I love apple as much as the next fanboy but that was waaaay over the top. I find it scary that someone actually believes that.

Are you afraid of your shadow also?
I agree, that is a delusional statement.

The most popular Apple products primarily revolve around entertainment, and entertainment only marginally contributes to ones quality of life.

Yup. I'll totally acknowledge that sometimes you need someone who's a little bit sociopathic to accomplish the extraordinary, but let's celebrate their accomplishments, not their sociopathy. Same goes for Robert Moses. http://en.wikipedia.org/wiki/Robert_Moses
That threw me too. Why can't the author appreciate Steve Jobs and respect his decision to not give to charity while also recognizing that solving first-world "problems" isn't at all comparable to what real philanthropists are focusing on?

(The assertion itself is ludicrous enough without needing to mention it, but "either MacBooks and Disney or mosquitoes" is a false dilemma.)

I agree it's delusional.

Another over the top comment:

"He denied paternity on his first child, claiming he was sterile. The other had to initially raise the kid using welfare checks. I have no judgment on this at all."

What, how can you defend that.

And he parks on handicapped parking at Apple campus, I'm sure the OP has a good justification for that, too.

And this...

"He lied to Steve Wozniak. When they made Breakout for Atari, Wozniak and Jobs were going to split the pay 50-50. Atari gave Jobs $5000 to do the job. He told Wozniak he got $700 so Wozniak took home $350. Again, no judgment. Young people do things. Show me someone who says he’s been honest from the day he was born and I’ll show you a liar. "

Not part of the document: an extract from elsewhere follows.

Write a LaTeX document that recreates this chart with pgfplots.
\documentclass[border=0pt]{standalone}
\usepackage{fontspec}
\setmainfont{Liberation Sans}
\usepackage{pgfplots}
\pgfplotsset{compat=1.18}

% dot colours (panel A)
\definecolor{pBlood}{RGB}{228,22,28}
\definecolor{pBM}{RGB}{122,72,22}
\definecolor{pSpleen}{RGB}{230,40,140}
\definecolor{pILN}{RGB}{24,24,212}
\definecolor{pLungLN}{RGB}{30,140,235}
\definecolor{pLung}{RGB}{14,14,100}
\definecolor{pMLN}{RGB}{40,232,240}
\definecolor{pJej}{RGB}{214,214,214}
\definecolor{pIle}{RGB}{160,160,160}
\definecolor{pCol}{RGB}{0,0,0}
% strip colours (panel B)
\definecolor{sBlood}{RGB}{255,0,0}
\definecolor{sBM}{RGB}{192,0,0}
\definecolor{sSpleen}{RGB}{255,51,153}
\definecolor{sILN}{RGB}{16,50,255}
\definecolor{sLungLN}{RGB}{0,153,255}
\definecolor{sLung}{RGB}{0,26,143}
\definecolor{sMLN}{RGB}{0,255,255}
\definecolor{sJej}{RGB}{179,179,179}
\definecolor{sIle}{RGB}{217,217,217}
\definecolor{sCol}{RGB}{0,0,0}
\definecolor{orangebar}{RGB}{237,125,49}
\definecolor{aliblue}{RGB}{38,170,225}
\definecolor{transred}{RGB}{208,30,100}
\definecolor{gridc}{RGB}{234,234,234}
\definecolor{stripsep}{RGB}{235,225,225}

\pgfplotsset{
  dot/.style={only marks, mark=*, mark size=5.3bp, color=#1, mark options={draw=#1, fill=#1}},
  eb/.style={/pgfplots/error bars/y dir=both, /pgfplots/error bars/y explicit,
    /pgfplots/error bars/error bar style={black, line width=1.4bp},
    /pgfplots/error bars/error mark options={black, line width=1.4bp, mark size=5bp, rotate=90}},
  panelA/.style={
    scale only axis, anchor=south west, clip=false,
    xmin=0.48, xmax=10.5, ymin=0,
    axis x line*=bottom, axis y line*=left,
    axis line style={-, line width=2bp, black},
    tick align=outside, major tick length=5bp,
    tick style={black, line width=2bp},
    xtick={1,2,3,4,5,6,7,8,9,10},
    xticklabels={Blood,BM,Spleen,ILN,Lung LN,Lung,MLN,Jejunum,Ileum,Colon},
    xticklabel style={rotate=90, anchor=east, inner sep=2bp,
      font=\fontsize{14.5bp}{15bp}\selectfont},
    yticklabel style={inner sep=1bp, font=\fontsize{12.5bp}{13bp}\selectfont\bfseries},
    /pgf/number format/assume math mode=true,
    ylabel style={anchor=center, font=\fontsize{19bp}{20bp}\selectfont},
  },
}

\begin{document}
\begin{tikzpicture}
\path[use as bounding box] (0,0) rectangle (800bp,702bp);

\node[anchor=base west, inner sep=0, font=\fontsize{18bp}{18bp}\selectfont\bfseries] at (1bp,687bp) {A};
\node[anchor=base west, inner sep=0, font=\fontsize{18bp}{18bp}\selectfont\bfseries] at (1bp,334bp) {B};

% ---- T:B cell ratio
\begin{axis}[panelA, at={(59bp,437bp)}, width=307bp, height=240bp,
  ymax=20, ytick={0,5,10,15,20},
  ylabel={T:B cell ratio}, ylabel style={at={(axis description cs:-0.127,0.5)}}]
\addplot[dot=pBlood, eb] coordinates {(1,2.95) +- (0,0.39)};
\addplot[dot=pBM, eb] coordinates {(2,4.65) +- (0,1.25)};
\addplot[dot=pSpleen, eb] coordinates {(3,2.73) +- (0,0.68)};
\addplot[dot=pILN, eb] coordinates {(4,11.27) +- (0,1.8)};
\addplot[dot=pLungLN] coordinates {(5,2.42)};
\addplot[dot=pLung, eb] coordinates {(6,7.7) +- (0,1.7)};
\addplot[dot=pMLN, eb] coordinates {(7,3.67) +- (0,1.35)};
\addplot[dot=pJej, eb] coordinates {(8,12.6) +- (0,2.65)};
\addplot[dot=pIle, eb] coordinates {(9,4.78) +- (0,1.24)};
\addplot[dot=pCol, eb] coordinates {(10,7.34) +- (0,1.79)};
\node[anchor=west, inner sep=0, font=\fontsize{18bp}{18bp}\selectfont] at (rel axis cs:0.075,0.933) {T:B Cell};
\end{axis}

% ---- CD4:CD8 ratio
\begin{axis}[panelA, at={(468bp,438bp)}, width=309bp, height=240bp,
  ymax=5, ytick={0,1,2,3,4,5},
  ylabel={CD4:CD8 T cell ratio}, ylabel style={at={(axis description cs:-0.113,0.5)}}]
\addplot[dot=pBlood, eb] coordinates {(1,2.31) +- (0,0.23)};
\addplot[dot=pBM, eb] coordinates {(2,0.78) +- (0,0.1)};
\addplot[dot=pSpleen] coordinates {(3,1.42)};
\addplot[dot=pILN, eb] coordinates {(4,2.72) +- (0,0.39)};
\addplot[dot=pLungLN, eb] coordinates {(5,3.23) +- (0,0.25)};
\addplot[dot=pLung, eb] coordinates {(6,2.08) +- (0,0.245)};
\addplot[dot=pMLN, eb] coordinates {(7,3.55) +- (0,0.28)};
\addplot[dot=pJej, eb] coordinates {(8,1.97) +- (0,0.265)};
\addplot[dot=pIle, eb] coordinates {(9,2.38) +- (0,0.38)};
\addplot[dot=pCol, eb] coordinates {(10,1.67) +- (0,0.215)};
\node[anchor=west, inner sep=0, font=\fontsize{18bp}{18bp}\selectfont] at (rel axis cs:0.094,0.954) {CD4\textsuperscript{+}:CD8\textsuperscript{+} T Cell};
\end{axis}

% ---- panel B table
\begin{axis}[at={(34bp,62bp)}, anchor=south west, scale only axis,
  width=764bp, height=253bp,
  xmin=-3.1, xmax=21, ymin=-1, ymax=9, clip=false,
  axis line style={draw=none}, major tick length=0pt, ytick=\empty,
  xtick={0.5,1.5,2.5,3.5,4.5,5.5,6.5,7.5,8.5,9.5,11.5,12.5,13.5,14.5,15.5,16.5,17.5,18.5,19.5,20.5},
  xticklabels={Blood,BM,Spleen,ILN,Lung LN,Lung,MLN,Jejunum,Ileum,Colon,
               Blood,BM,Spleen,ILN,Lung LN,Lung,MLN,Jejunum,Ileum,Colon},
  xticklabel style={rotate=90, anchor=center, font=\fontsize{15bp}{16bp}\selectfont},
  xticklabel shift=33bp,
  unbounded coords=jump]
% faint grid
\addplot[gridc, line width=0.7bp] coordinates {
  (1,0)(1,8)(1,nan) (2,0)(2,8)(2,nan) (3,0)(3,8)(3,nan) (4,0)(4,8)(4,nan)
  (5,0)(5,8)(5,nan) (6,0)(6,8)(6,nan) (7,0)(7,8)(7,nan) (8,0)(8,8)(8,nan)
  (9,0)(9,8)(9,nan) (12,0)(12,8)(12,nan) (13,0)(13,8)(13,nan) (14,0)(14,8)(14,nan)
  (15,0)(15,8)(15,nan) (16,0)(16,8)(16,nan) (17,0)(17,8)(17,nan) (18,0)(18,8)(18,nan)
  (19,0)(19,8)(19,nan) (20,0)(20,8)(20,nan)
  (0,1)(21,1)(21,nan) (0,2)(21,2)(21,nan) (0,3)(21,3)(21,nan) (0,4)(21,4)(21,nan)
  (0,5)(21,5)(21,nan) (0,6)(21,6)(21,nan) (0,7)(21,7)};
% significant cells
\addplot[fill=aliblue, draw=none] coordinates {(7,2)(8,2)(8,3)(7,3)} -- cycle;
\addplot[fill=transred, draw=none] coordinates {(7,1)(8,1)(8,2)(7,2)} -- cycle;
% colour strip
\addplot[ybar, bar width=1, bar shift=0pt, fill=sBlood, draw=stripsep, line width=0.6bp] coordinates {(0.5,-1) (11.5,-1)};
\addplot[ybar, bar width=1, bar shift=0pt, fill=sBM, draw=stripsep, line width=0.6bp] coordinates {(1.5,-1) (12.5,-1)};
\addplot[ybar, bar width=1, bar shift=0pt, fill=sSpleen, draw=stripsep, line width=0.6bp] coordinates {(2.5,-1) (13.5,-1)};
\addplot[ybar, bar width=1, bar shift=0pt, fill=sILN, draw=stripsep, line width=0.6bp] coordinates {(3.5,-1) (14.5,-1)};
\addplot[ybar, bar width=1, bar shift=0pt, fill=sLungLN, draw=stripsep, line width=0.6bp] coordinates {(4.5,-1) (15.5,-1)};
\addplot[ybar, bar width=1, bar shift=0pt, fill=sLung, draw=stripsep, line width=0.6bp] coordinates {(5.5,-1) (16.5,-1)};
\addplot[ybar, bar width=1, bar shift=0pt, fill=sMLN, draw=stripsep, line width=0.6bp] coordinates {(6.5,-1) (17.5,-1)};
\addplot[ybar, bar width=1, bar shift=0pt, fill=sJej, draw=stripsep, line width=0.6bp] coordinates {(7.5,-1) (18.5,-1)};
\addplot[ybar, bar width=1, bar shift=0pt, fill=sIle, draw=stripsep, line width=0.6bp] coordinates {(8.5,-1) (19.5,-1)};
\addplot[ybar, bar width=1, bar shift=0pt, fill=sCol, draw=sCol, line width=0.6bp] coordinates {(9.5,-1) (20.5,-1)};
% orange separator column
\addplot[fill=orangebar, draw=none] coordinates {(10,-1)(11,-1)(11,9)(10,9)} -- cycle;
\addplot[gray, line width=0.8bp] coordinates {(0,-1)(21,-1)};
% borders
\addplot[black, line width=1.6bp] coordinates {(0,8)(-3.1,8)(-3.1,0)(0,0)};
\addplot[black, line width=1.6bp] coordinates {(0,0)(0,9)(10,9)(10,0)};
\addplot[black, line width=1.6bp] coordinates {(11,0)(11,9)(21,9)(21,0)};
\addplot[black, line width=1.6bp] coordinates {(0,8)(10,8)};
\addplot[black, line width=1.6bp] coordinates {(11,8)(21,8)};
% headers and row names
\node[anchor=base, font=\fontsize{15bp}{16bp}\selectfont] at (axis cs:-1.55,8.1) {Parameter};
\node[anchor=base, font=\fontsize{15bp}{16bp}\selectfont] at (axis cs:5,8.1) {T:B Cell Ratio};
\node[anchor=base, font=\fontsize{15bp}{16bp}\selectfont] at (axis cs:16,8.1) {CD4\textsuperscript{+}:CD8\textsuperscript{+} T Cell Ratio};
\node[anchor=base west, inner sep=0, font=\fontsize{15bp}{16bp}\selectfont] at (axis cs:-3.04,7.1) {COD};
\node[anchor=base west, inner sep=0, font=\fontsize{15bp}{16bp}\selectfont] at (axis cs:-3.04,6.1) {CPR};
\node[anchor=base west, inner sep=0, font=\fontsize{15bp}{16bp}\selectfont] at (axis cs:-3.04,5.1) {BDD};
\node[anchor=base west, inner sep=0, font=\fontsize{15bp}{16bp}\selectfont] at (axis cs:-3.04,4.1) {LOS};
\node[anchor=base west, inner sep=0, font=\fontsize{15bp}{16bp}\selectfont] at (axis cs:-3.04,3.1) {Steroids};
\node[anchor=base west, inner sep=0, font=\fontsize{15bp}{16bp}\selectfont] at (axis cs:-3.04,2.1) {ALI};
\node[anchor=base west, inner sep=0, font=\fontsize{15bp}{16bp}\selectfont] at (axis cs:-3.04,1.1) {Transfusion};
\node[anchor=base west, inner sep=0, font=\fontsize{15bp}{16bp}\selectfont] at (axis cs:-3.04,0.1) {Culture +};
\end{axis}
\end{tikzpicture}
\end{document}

Less over the top than the others but still.

(Oh and for the record Steve Jobs DID NOT make the game Breakout. Jobs and Wozniak only designed the circuit board for the already conceived of game and that board wasn't actually used: http://en.wikipedia.org/wiki/Breakout_(arcade_game))

The article is doing a lot of apologizing for Steve's behavior instead of just letting it stand for what it is.
Most of this stuff is quite interesting, but towards the end it becomes rather stretched out. Especially point 10, which amounts to

LSD + (Zen Buddhism) + (a touch of genius) = (the next Steve Jobs)

The point is that "think different" isn't some stupid focus grouped crap from a bunch of IBM MBAs who haven't had a different thought in their lives.

It's actually about thinking differently.

This is so sycophantic as to cause nausea. I'm honestly not sure if this is meant to be satire or not.

"He denied paternity {snip} Raising kids is hard {snip} enormous energy and creativity you have for the world is going to get misdirected into a … little baby". Wait. So, he's TOO AWESOME to be tied down looking after another human, even though he could've chosen not to create that human? 'I'm TOO CREATIVE to be RESPONSIBLE!'

"Jobs is probably the most charitable guy on the planet. {snip} massively improving quality of life." Yeah, they're fun. But they don't make anyone live longer. They don't prevent wars and cure disease and make people fundamentally happier in ways they couldn't have been otherwise. Oh, and 'giving back' by working? I think he did that to become fabulously wealthy. That's not really giving, that's... getting.

Drugs... Yeah, this is all too easy. Reading this article is like when interview candidates answer "What is your biggest weakness" with "I'm too dedicated to work!". It just makes you queasy and comes off as being full of shite.

I think there's a great danger of your fanboy-projected image becoming conflated with your real image. I'll admit I avoid Apple when possible because I don't want to deal with either the pro or anti fanboys related to it. Some things are too emotional to be totally logical about. Like having children. FFS.

While I didn't know many of those things, I'm not inclined to believe you without (reliable) sources.
This has to be satire.

"Making iPods is better than giving to charity." "Making iPods is more important than caring for your children." "I want to be a pescetarian just because Steve is one." "He stole from his partner, no problem though. He still is the greatest." "He became so cool by doing drugs and getting into eastern religions."